I think just about anyone who has ever transported a cat has a cat carrier. I have one each for my cats. They’re fine for taking them to the vet, but too confining for long road trips. So I got a kennel that would fit in the back seat of my car. Actually, when I first bought it, I intended to put it in the front seat next to me. But it turned out to block my view so for safety sake, I put it in the back seat behind the front passenger seat. That way, I could look to the right to see how my cats are doing. Fortunately the kennel is collapsible since I have a coupe.
This part might be optional depending on your car. I have leather seating in a 3-year old car so I try to protect it from the kennel and my cats claws. I use a blankie/throw that is small enough for using on a couch but big enough to fit the back seat. I have another throw that I put on the bottom below the cage.
I then bring in the kennel and assemble it. The blankie is set up so that not only does it protect the backseat, it will hang on top of the cage and protect the cats from sunlight throughout the day.
About four hours before the scheduled trip, I put away the food and water, and pack the bowls. Hopefully, they’ll go to the bathroom in the intervening time without the need to go during the trip. I have tried to get my cats to use the litter box on command right before the trip, but they won’t have any of that.
I pack everything into my car and leave my cats for last. When it’s time to go, I put them into their individual carriers to take them to the car. I open one carrier and put one cat in the kennel in the car. Then I put in the other cat and secure the kennel. It’s not that simple because the first cat will get out of the kennel and so I have to do some maneuvering to get that cat back in while holding the second cat.
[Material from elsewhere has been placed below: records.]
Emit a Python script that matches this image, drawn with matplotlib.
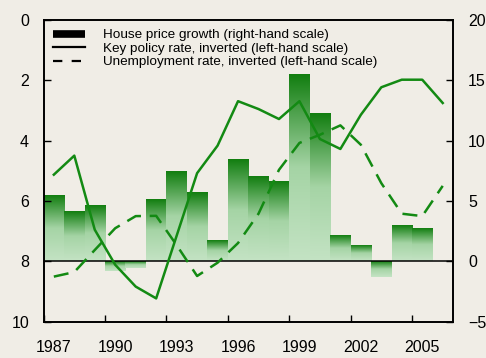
import numpy as np
import matplotlib
matplotlib.use("Agg")
import matplotlib.pyplot as plt
from matplotlib.colors import LinearSegmentedColormap
from matplotlib.lines import Line2D

plt.rcParams['font.family'] = ['Liberation Sans', 'DejaVu Sans']

# annual house price growth, per cent (right-hand scale)
bar_years = list(range(1987, 2006))
house_price = [5.4, 4.1, 4.6, -0.8, -0.5, 5.1, 7.4, 5.7, 1.7, 8.4,
               7.0, 6.6, 15.4, 12.2, 2.1, 1.3, -1.3, 2.9, 2.7]

# key policy rate and unemployment rate, per cent (left-hand scale, inverted)
line_years = [y + 0.5 for y in range(1987, 2007)]
policy_rate = [5.13, 4.50, 6.95, 8.11, 8.83, 9.22, 7.15, 5.08, 4.17, 2.70,
               2.96, 3.29, 2.70, 3.95, 4.28, 3.15, 2.24, 1.99, 1.99, 2.76]
unemployment = [8.50, 8.35, 7.62, 6.90, 6.50, 6.49, 7.46, 8.48, 8.04, 7.39,
                6.42, 4.97, 4.08, 3.81, 3.50, 4.14, 5.41, 6.42, 6.50, 5.50]

tick_years = list(range(1987, 2006, 3))
labels = [str(y) for y in tick_years]

bg = '#f0ede6'
green = '#138a13'
grad_cmap = LinearSegmentedColormap.from_list('bars', ['#c4e3c4', '#a5d4a5', '#127e10'])

fig, ax = plt.subplots(figsize=(4.86, 3.58), dpi=100)
fig.patch.set_facecolor(bg)
fig.subplots_adjust(left=0.0897, right=0.932, bottom=0.1006, top=0.9455)
ax2 = ax.twinx()

# bars on the right-hand axis, filled with a vertical gradient
bars = ax2.bar(bar_years, house_price, width=1.0, align='edge',
               color='none', edgecolor='none')
grad = np.linspace(0, 1, 256).reshape(-1, 1)
for rect in bars:
    x0 = rect.get_x()
    y0 = rect.get_y()
    h = rect.get_height()
    lo, hi = min(y0, y0 + h), max(y0, y0 + h)
    ax2.imshow(grad, extent=[x0, x0 + rect.get_width(), lo, hi],
               origin='lower', cmap=grad_cmap, aspect='auto', zorder=1)
ax2.axhline(0, color='black', lw=1.1, zorder=3)
ax2.set_ylim(-5, 20)
ax2.set_yticks([-5, 0, 5, 10, 15, 20])

# lines on the left-hand axis, drawn above the bars
ax.set_zorder(ax2.get_zorder() + 1)
ax.patch.set_visible(False)
ax.plot(line_years, policy_rate, color=green, lw=1.8)
ax.plot(line_years, unemployment, color=green, lw=1.8, ls=(0, (6, 3.5)))
ax.set_ylim(10, 0)
ax.set_yticks([0, 2, 4, 6, 8, 10])
ax.set_xlim(1987, 2007)

ax.set_xticks(tick_years)
ax.set_xticklabels([])
ax.set_xticks([y + 0.5 for y in tick_years], labels, minor=True)
ax.tick_params(axis='x', which='major', direction='in', length=5, width=1)
ax.tick_params(axis='x', which='minor', length=0, pad=13, labelsize=11.5)
ax.tick_params(axis='y', direction='in', length=5, width=1, pad=10.5, labelsize=11.5)
ax2.tick_params(axis='y', direction='in', length=5, width=1, pad=11, labelsize=11.5)

for a in (ax, ax2):
    for s in a.spines.values():
        s.set_linewidth(1.2)

handles = [
    Line2D([], [], color='black', lw=5.5, solid_capstyle='butt'),
    Line2D([], [], color='black', lw=1.6),
    Line2D([], [], color='black', lw=1.6, ls=(0, (4.2, 4.2))),
]
names = ['House price growth (right-hand scale)',
         'Key policy rate, inverted (left-hand scale)',
         'Unemployment rate, inverted (left-hand scale)']
ax.legend(handles, names, loc='upper left', frameon=False, fontsize=9.7,
          handlelength=2.37, handletextpad=1.33, labelspacing=0.08,
          borderaxespad=0.3, borderpad=0.4)

fig.savefig('out.png', dpi=100, facecolor=bg)
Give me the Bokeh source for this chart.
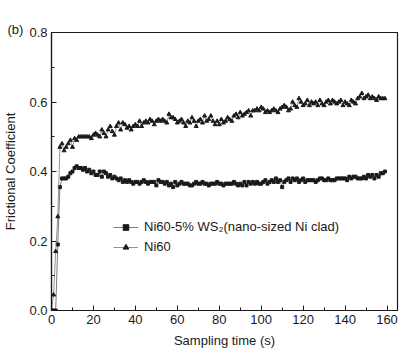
from bokeh.plotting import figure
from bokeh.models import Legend, LegendItem, FixedTicker
from bokeh.embed import file_html
from bokeh.resources import INLINE

# sampling time (s)
time_s = list(range(0, 160))

# Ni60-5% WS2 (nano-sized Ni clad) -- squares
ws2 = [0.0, 0.0, 0.0, 0.19, 0.355, 0.38, 0.38, 0.38, 0.385, 0.395,
       0.40, 0.41, 0.415, 0.41, 0.41, 0.405, 0.41, 0.40, 0.405, 0.395,
       0.40, 0.39, 0.39, 0.40, 0.385, 0.40, 0.395, 0.385, 0.39, 0.38,
       0.385, 0.38, 0.375, 0.38, 0.37, 0.375, 0.37, 0.375, 0.37, 0.365,
       0.37, 0.37, 0.365, 0.37, 0.375, 0.37, 0.365, 0.37, 0.37, 0.37,
       0.36, 0.375, 0.37, 0.37, 0.365, 0.37, 0.36, 0.365, 0.355, 0.37,
       0.36, 0.365, 0.37, 0.365, 0.365, 0.365, 0.36, 0.36, 0.365, 0.37,
       0.365, 0.365, 0.37, 0.365, 0.365, 0.36, 0.365, 0.365, 0.365, 0.37,
       0.365, 0.365, 0.36, 0.365, 0.365, 0.365, 0.365, 0.37, 0.365, 0.36,
       0.365, 0.36, 0.37, 0.36, 0.37, 0.365, 0.37, 0.365, 0.37, 0.365,
       0.365, 0.37, 0.375, 0.365, 0.37, 0.375, 0.37, 0.38, 0.37, 0.375,
       0.355, 0.37, 0.375, 0.38, 0.37, 0.38, 0.375, 0.38, 0.37, 0.375,
       0.38, 0.37, 0.375, 0.375, 0.375, 0.375, 0.37, 0.375, 0.38, 0.38,
       0.375, 0.375, 0.38, 0.375, 0.375, 0.375, 0.38, 0.38, 0.38, 0.38,
       0.38, 0.375, 0.385, 0.38, 0.385, 0.385, 0.38, 0.38, 0.38, 0.385,
       0.38, 0.39, 0.385, 0.39, 0.38, 0.39, 0.385, 0.395, 0.395, 0.40]

# Ni60 -- triangles
ni60 = [0.0, 0.045, 0.17, 0.27, 0.47, 0.48, 0.46, 0.47, 0.48, 0.49,
        0.47, 0.495, 0.49, 0.50, 0.50, 0.50, 0.50, 0.50, 0.50, 0.495,
        0.505, 0.51, 0.505, 0.50, 0.52, 0.51, 0.50, 0.52, 0.53, 0.515,
        0.505, 0.53, 0.54, 0.52, 0.54, 0.535, 0.525, 0.53, 0.52, 0.53,
        0.535, 0.53, 0.545, 0.53, 0.54, 0.545, 0.54, 0.55, 0.545, 0.535,
        0.545, 0.55, 0.545, 0.55, 0.545, 0.54, 0.565, 0.555, 0.555, 0.55,
        0.54, 0.545, 0.55, 0.54, 0.53, 0.545, 0.54, 0.555, 0.545, 0.53,
        0.545, 0.55, 0.54, 0.56, 0.545, 0.55, 0.56, 0.545, 0.535, 0.545,
        0.535, 0.55, 0.54, 0.545, 0.555, 0.55, 0.545, 0.56, 0.565, 0.555,
        0.57, 0.56, 0.565, 0.57, 0.575, 0.56, 0.575, 0.575, 0.58, 0.575,
        0.585, 0.58, 0.57, 0.575, 0.57, 0.575, 0.58, 0.575, 0.57, 0.58,
        0.585, 0.59, 0.585, 0.575, 0.58, 0.60, 0.59, 0.585, 0.61, 0.60,
        0.59, 0.595, 0.605, 0.59, 0.60, 0.595, 0.60, 0.59, 0.605, 0.595,
        0.59, 0.60, 0.605, 0.595, 0.605, 0.60, 0.595, 0.60, 0.605, 0.59,
        0.60, 0.595, 0.59, 0.605, 0.60, 0.595, 0.61, 0.615, 0.625, 0.61,
        0.615, 0.62, 0.61, 0.615, 0.61, 0.605, 0.615, 0.61, 0.61, 0.61]

x_ticks = [0, 20, 40, 60, 80, 100, 120, 140, 160]
y_ticks = [0.0, 0.2, 0.4, 0.6, 0.8]
y_tick_labels = {0.0: "0.0", 0.2: "0.2", 0.4: "0.4", 0.6: "0.6", 0.8: "0.8"}

label_ws2 = "Ni60-5% WS\u2082(nano-sized Ni clad)"
label_ni60 = "Ni60"
panel_tag = "(b)"

FONT = "Liberation Sans"
INK = "#1a1a1a"

p = figure(width=400, height=352, output_backend="svg", toolbar_location=None,
           x_range=(0, 165), y_range=(0, 0.8), title=panel_tag,
           min_border_left=50, min_border_right=3, min_border_top=32, min_border_bottom=42)
p.title.align = "left"
p.title.offset = -44
p.title.standoff = -8
p.title.text_font = FONT
p.title.text_font_size = "13px"
p.title.text_font_style = "normal"
p.title.text_color = INK

p.background_fill_color = "white"
p.border_fill_color = "white"
p.outline_line_color = INK
p.outline_line_width = 1.2
p.xgrid.visible = False
p.ygrid.visible = False

for ax in (p.xaxis[0], p.yaxis[0]):
    ax.major_tick_in = 5
    ax.major_tick_out = 0
    ax.minor_tick_in = 3
    ax.minor_tick_out = 0
    ax.major_tick_line_color = INK
    ax.minor_tick_line_color = INK
    ax.axis_line_color = INK
    ax.axis_line_width = 1.2
    ax.major_label_text_font = FONT
    ax.major_label_text_font_size = "13px"
    ax.major_label_text_color = INK
    ax.axis_label_text_font = FONT
    ax.axis_label_text_font_size = "13px"
    ax.axis_label_text_font_style = "normal"
    ax.axis_label_text_color = INK

p.xaxis.ticker = FixedTicker(ticks=x_ticks, minor_ticks=[10, 30, 50, 70, 90, 110, 130, 150])
p.yaxis.ticker = FixedTicker(ticks=y_ticks, minor_ticks=[0.1, 0.3, 0.5, 0.7])
p.yaxis.major_label_overrides = y_tick_labels
p.xaxis.axis_label = "Sampling time (s)"
p.yaxis.axis_label = "Frictional Coefficient"
p.xaxis.major_label_standoff = 4
p.yaxis.major_label_standoff = 4
p.xaxis.axis_label_standoff = 6
p.yaxis.axis_label_standoff = 8

l1 = p.line(time_s, ws2, line_color="#444444", line_width=0.7)
s1 = p.scatter(time_s, ws2, marker="square", size=3, fill_color=INK, line_color=INK)
l2 = p.line(time_s, ni60, line_color="#666666", line_width=0.7)
s2 = p.scatter(time_s, ni60, marker="triangle", size=4, fill_color=INK, line_color=INK)

legend = Legend(items=[LegendItem(label=label_ws2, renderers=[l1, s1]),
                       LegendItem(label=label_ni60, renderers=[l2, s2])],
                location=(58, 52), orientation="vertical",
                glyph_width=25, glyph_height=14, spacing=5, padding=4,
                label_text_font=FONT, label_text_font_size="13px",
                label_text_color=INK, label_standoff=6,
                border_line_alpha=0, background_fill_alpha=0)
p.add_layout(legend, "center")

open("out.html", "w").write(file_html(p, INLINE))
Before my first trip, I read about a tip to put ice cubes in a bowl so they could have water. That didn’t work out. Forty minutes into the ride, I looked back and the bowl had tipped over, making the fuzzy lining wet in one spot. I had to pull over to rectify the situation. So I’ve learned not to do that anymore and the cats can handle no water for the long trip (5-7 hours).
If I have to stop to eat, I get food from the drive-thru and then park in a shaded spot with the sunroof open and eat in the car. If I have to go to the restroom, I’ll park in the shade with the sunroof open. I wish I could be like my cats and not have to use the restroom during the trip.
Whenever I make a rest stop, I look back at them and try to pet/touch them through the openings in the kennel. I also give them some treats.